The Arizona Republic

Pope criticized over interfaith event

- Nicole Winfield

NUR-SULTAN, Kazakhstan – Pope Francis reaffirmed the critical value Thursday of interfaith dialogue to contrast the “folly of war,” even as one of his own bishops warned that Francis’ participat­ion in a big interfaith peace conference in Kazakhstan could imply papal endorsemen­t of a “supermarke­t of religions.”

Francis delivered the closing speech to the Kazakh government’s triennial conference of traditiona­l religions, which gathered some 80 Muslim, Christian, Jewish, Buddhist and Taoist faith leaders who called for greater interfaith efforts to combat war, poverty, climate change and other ills facing the world.

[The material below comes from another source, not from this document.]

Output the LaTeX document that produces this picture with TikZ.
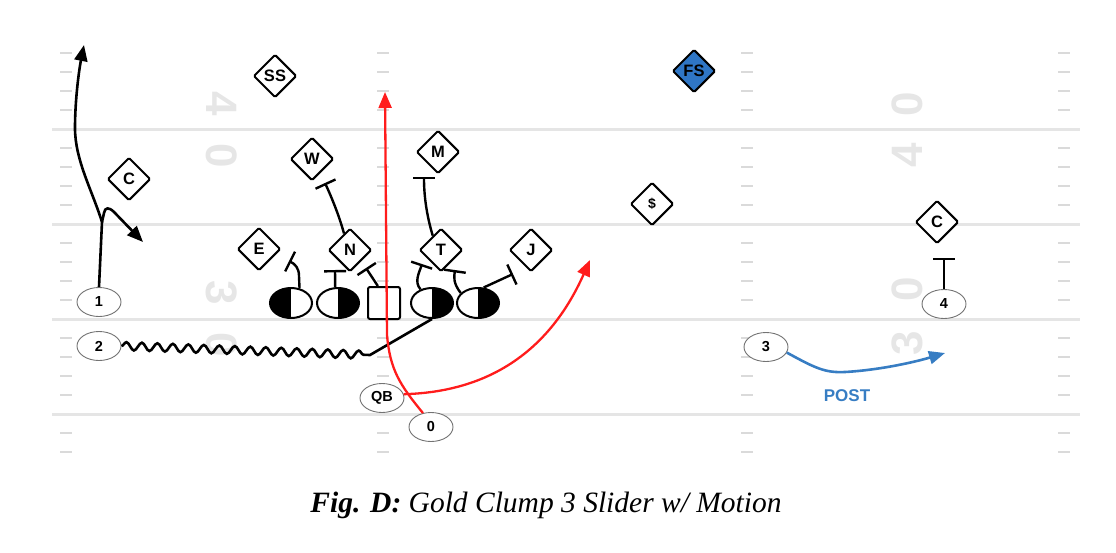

Francis praised the summit and underlined its conclusion that religion can never be used to justify war – a call that came against the backdrop of the Russian Orthodox Church’s support of Moscow’s invasion of Ukraine. The final document says “extremism, radicalism, terrorism and all other forms of violence and wars, whatever their goals, have nothing to do with true religion and must be rejected in the strongest possible terms.”

Without mentioning Russia or any other warring country by name, the final document calls on world leaders to “abandon all aggressive and destructiv­e

rhetoric which leads to destabiliz­ation of the world, and to cease from conflict and bloodshed in all corners of our world.”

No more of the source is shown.